Based on his limited preseason action, Jarrett Stidham looks a lot better than your typical fourth-round pick. The Auburn product completed 61 of his 90 preseason attempts for 731 yards, 8.1 yards-per-attempt, four touchdowns, and one interception. His impressive earned him the primary backup job over Brian Hoyer and he gained the invaluable experience of learning behind Tom Brady for one season.

This preseason performance might not have been a fluke. Prior to the 2018 collegiate season, Jarrett Stidham was widely viewed as a first-round talent by the NFL Draft community. However, an atrocious season at Auburn caused his draft stock to plummet. Auburn’s situation certainly didn’t play to his strengths, and the blame for his 2018 season could primarily rest on his surroundings.

The team appears to have some form of confidence in the rookie, as they didn’t bring in any noteworthy competition. While the team didn’t have the cap space to pay someone like Philip Rivers, they could’ve found a way to sign a cost-effective quarterback like Jameis Winston, Cam Newton, or Andy Dalton to a one-year deal. Considering the team reportedly showed no interest in any of the free agents, this shows that Bill Belichick and company believe in Stidham’s ability to be “the guy” moving forward.

Why He Won’t

After watching him in practice for a year, Bill Belichick has a better idea than anyone else of what Stidham brings to the table.
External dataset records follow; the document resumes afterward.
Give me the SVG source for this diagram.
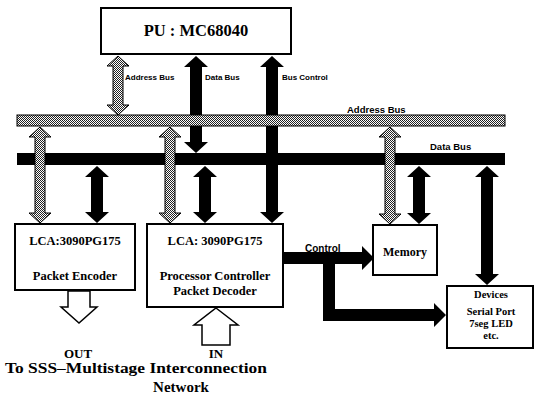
<svg xmlns="http://www.w3.org/2000/svg" width="534" height="397" viewBox="0 0 534 397">
<defs>
<pattern id="dots" width="2" height="2" patternUnits="userSpaceOnUse">
<rect width="2" height="2" fill="#fff"/>
<rect width="1" height="1" fill="#222"/>
<rect x="1" y="1" width="1" height="1" fill="#222"/>
</pattern>
<style>
.box{fill:#fff;stroke:#000;stroke-width:2}
.t{font-family:"Liberation Serif","Times New Roman",serif;font-weight:bold;fill:#000;text-anchor:middle}
.s{font-family:"Liberation Sans",Arial,sans-serif;font-weight:bold;font-size:8px;fill:#000}
.blk{fill:#000}
.pat{fill:url(#dots);stroke:#000;stroke-width:1}
.hol{fill:#fff;stroke:#000;stroke-width:1.5}
</style>
</defs>
<rect width="534" height="397" fill="#fff"/>

<g id="connectors">
<rect id="data-bus" x="17" y="153" width="488" height="12" class="blk"/>
<polygon class="blk" points="196,56 208,67 202,67 202,142 208,142 196,153 184,142 190,142 190,67 184,67"/>
<polygon class="blk" points="272,56 284,67 278,67 278,212 284,212 272,223 260,212 266,212 266,67 260,67"/>
<polygon class="blk" points="97,166 109,177 103,177 103,212 109,212 97,223 85,212 91,212 91,177 85,177"/>
<polygon class="blk" points="205,166 217,177 211,177 211,212 217,212 205,223 193,212 199,212 199,177 193,177"/>
<polygon class="blk" points="419,166 431,177 425,177 425,213 431,213 419,224 407,213 413,213 413,177 407,177"/>
<polygon class="blk" points="487,166 499,177 493,177 493,274 499,274 487,285 475,274 481,274 481,177 475,177"/>
<rect id="address-bus" x="17" y="115" width="488" height="11" class="pat"/>
<polygon class="pat" points="118,56 129,66 123,66 123,105 129,105 118,115 107,105 113,105 113,66 107,66"/>
<polygon class="pat" points="40,127 51,137 45,137 45,213 51,213 40,223 29,213 35,213 35,137 29,137"/>
<polygon class="pat" points="170,127 181,137 175,137 175,213 181,213 170,223 159,213 165,213 165,137 159,137"/>
<polygon class="pat" points="390,127 401,137 395,137 395,214 401,214 390,224 379,214 385,214 385,137 379,137"/>
<polygon class="blk" points="283,252 362,252 362,246 374,258 362,270 362,264 335,264 335,309 434,309 434,303 446,315 434,327 434,321 323,321 323,264 283,264"/>
<polygon class="hol" points="68,291 90,291 90,307 97,307 79,323 61,307 68,307"/>
<polygon class="hol" points="216,308 238,325 230,325 230,345 202,345 202,325 194,325"/>
<text class="s" x="125" y="80">Address Bus</text>
<text class="s" x="205" y="80">Data Bus</text>
<text class="s" x="282" y="80">Bus Control</text>
<text class="s" x="347" y="113" style="font-size:9.5px">Address Bus</text>
<text class="s" x="430" y="150" style="font-size:9.5px">Data Bus</text>
<text class="s" x="305" y="252" style="font-size:10px">Control</text>
</g>

<g id="pu">
<rect class="box" x="101" y="8" width="190" height="46"/>
<text class="t" x="196" y="36" style="font-size:16.5px">PU : MC68040</text>
</g>

<g id="lca1">
<rect class="box" x="15" y="224" width="120" height="66"/>
<text class="t" x="75" y="245" style="font-size:12.5px">LCA:3090PG175</text>
<text class="t" x="75" y="280" style="font-size:12.5px">Packet Encoder</text>
</g>

<g id="lca2">
<rect class="box" x="147" y="224" width="136" height="83"/>
<text class="t" x="215" y="245" style="font-size:12.5px">LCA: 3090PG175</text>
<text class="t" x="215" y="280" style="font-size:12.5px">Processor Controller</text>
<text class="t" x="215" y="295" style="font-size:12.5px">Packet Decoder</text>
</g>

<g id="memory">
<rect class="box" x="373" y="225" width="64" height="50"/>
<text class="t" x="405" y="256" style="font-size:12px">Memory</text>
</g>

<g id="devices">
<rect class="box" x="447" y="286" width="86" height="62"/>
<text class="t" x="491" y="298" style="font-size:10.5px">Devices</text>
<text class="t" x="491" y="315" style="font-size:10.5px">Serial Port</text>
<text class="t" x="491" y="327" style="font-size:10.5px">7seg LED</text>
<text class="t" x="491" y="339" style="font-size:10.5px">etc.</text>
</g>

<g id="labels">
<text class="t" x="78" y="358" style="font-size:13px">OUT</text>
<text class="t" x="216" y="358" style="font-size:13px">IN</text>
<text class="t" x="136" y="373" style="font-size:15px" textLength="262" lengthAdjust="spacingAndGlyphs">To SSS–Multistage Interconnection</text>
<text class="t" x="181" y="392" style="font-size:15px">Network</text>
</g>
</svg>
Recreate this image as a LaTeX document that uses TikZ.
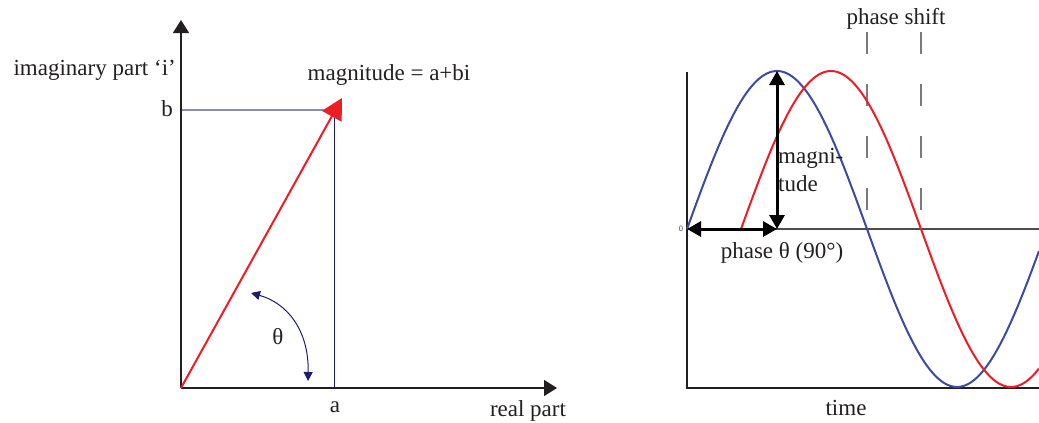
\documentclass[tikz,border=0pt]{standalone}
\usepackage{fontspec}
\setmainfont{Liberation Serif}
\usetikzlibrary{arrows.meta}
\definecolor{axisblack}{HTML}{231F20}
\definecolor{vred}{HTML}{EE1C25}
\definecolor{navy}{HTML}{1E1C6E}
\definecolor{lav}{HTML}{8C8CB4}
\definecolor{sblue}{HTML}{3A4BA0}
\definecolor{dashgrey}{HTML}{7A7A7A}
\tikzset{
  lbl/.style={inner sep=0pt, font=\fontsize{23}{27.6}\selectfont, text=axisblack},
  axisline/.style={draw=axisblack, line width=1.6pt},
  axisarrow/.style={axisline, -{Triangle[length=13pt,width=16pt]}},
  bigarrow/.style={draw=black, line width=3pt, {Triangle[length=14pt,width=15pt]}-{Triangle[length=14pt,width=15pt]}},
  wave/.style={line width=2pt},
  shiftline/.style={draw=dashgrey, line width=1.8pt, dash pattern=on 22pt off 30pt},
}
\begin{document}
\begin{tikzpicture}[x=1pt,y=-1pt]
\useasboundingbox (0,0) rectangle (1039,423);
% ---------- left diagram ----------
\coordinate (O) at (181,388);
\coordinate (ytop) at (181,20);
\coordinate (xend) at (557,388);
\coordinate (P) at (342,98);
\coordinate (bpt) at (181,110);
\coordinate (bend) at (328,110);
\coordinate (atop) at (334,113);
\coordinate (abot) at (334,388);
\draw[lav, line width=1.5pt] (bpt) -- (bend);
\draw[navy, line width=1pt] (atop) -- (abot);
\draw[axisarrow] (O) -- (ytop);
\draw[axisarrow] (O) -- (xend);
\draw[vred, line width=2pt, -{Triangle[length=21pt,width=22pt]}] (O) -- (P);
\coordinate (th1) at (251,293);
\coordinate (th2) at (308,381);
\draw[navy, line width=1pt, {Triangle[length=9pt,width=9pt]}-{Triangle[length=9pt,width=9pt]}]
  (th1) .. controls (287,303) and (309,330) .. (th2);
\node[lbl] (theta) at (278,337) {θ};
\node[lbl, anchor=base east] (imag) at (176,75) {imaginary part ‘i’};
\node[lbl, anchor=base] (blbl) at (167,116) {b};
\node[lbl, anchor=base] (albl) at (335,412) {a};
\node[lbl, anchor=base] (mag) at (389,80) {magnitude = a+bi};
\node[lbl, anchor=base] (real) at (528,416) {real part};
% ---------- right diagram ----------
\coordinate (R0) at (687,229);
\coordinate (Rtop) at (687,72);
\coordinate (Rbot) at (687,388);
\coordinate (Rbr) at (1039,388);
\coordinate (Rzr) at (1039,229);
\draw[draw=black!70, line width=1.1pt] (R0) -- (Rzr);
\draw[axisline] (Rtop) -- (Rbot) -- (Rbr);
\coordinate (ds1t) at (867,32);
\coordinate (ds1b) at (867,215);
\coordinate (ds2t) at (921,32);
\coordinate (ds2b) at (921,215);
\draw[shiftline] (ds1t) -- (ds1b);
\draw[shiftline] (ds2t) -- (ds2b);
\draw[sblue, wave] plot[domain=687:1039, samples=120] (\x, {229-158*sin(\x-687)});
\draw[vred, wave] plot[domain=741:1039, samples=120] (\x, {229-158*sin(\x-741)});
\coordinate (M0) at (777,229);
\coordinate (Mtop) at (777,71);
\draw[bigarrow] (M0) -- (Mtop);
\draw[bigarrow] (R0) -- (M0);
\node[inner sep=0pt, font=\sffamily\fontsize{8}{9}\selectfont, text=black!70] (zero) at (681,229) {0};
\node[lbl, anchor=base west, align=left] (magnitude) at (778,191) {magni-\\tude};
\node[lbl, anchor=base] (phase) at (782,258) {phase θ (90°)};
\node[lbl, anchor=base] (pshift) at (896,24) {phase shift};
\node[lbl, anchor=base] (time) at (846,415) {time};
\end{tikzpicture}
\end{document}
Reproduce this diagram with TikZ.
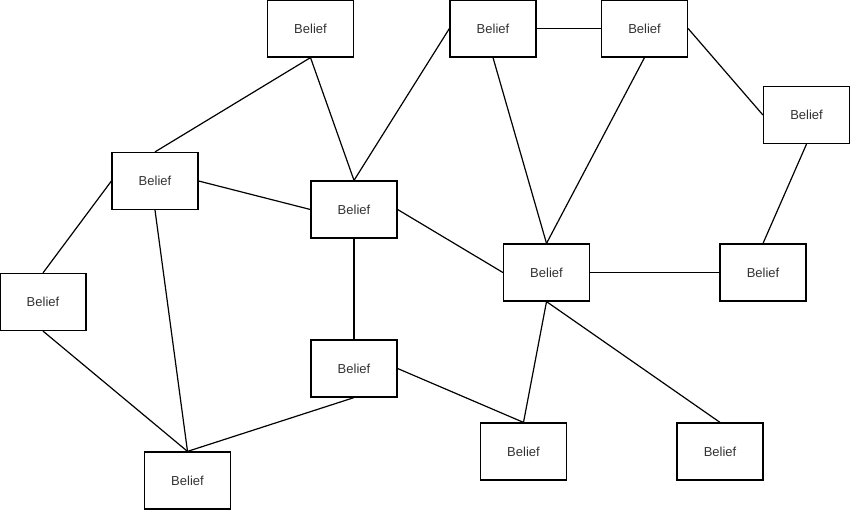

However, there’s still no way to definitively know if he’s good until he’s playing meaningful snaps against top competition. His sample of NFL action is so small that it’s basically meaningless, so nobody knows if he can actually play at a professional level. Even if he truly is a first-round talent, first-round picks fail all the time.

Stidham’s 2018 season proved that he’s not the type of quarterback that can thrive in any situation. This isn’t a dig at Stidham, as there are only a handful of passers that will maintain some form of elite play, regardless of surroundings. Unfortunately for Stidham, the 2020 New England Patriots are not built to support a young quarterback.

Jarrett Stidham Needs to Overcome His Surroundings

The offensive line should be great, assuming David Andrews can return to his old form and everyone can stay healthy. However, the supporting cast leaves a lot to be desired. Julian Edelman is a reliable safety blanket, but he’s entering his age-34 season and is two years older than Wes Welker was when injures derailed his career. There can’t be much gas left in Edelman’s tank, and the odds of him staying healthy and effective for a full 16 games are pretty slim.

Mohamed Sanu is typically a better player than he was in 2019. However, even at full health, he’s never been anything more than a depth receiver. Additionally, he’s on the books for $6.5 million and could be a cap casualty. It’s too early to know anything about the respective careers of N’Keal Harry and Jakobi Meyers, but both players left a lot to be desired as rookies and neither one is a guarantee to improve moving forward.

The Patriots drafted two intriguing tight ends in Devin Asiasi and Dalton Keene. Both players possess plenty of promise for the future, but they probably won’t do much of anything as rookies. Tight end is arguably the hardest non-quarterback position in New England’s offense, and expecting these two to notably contribute in a shortened offseason is probably asking too much. Even if this was a normal offseason, you shouldn’t expect much from Asiasi and Keene as rookies. Historically speaking, tight ends need a season or two before they’re ready for a regular NFL role.

Stidham will need to overcome a lot if he’s to succeed in the NFL, at least in the short term. Only time will tell if he’s up for the challenge.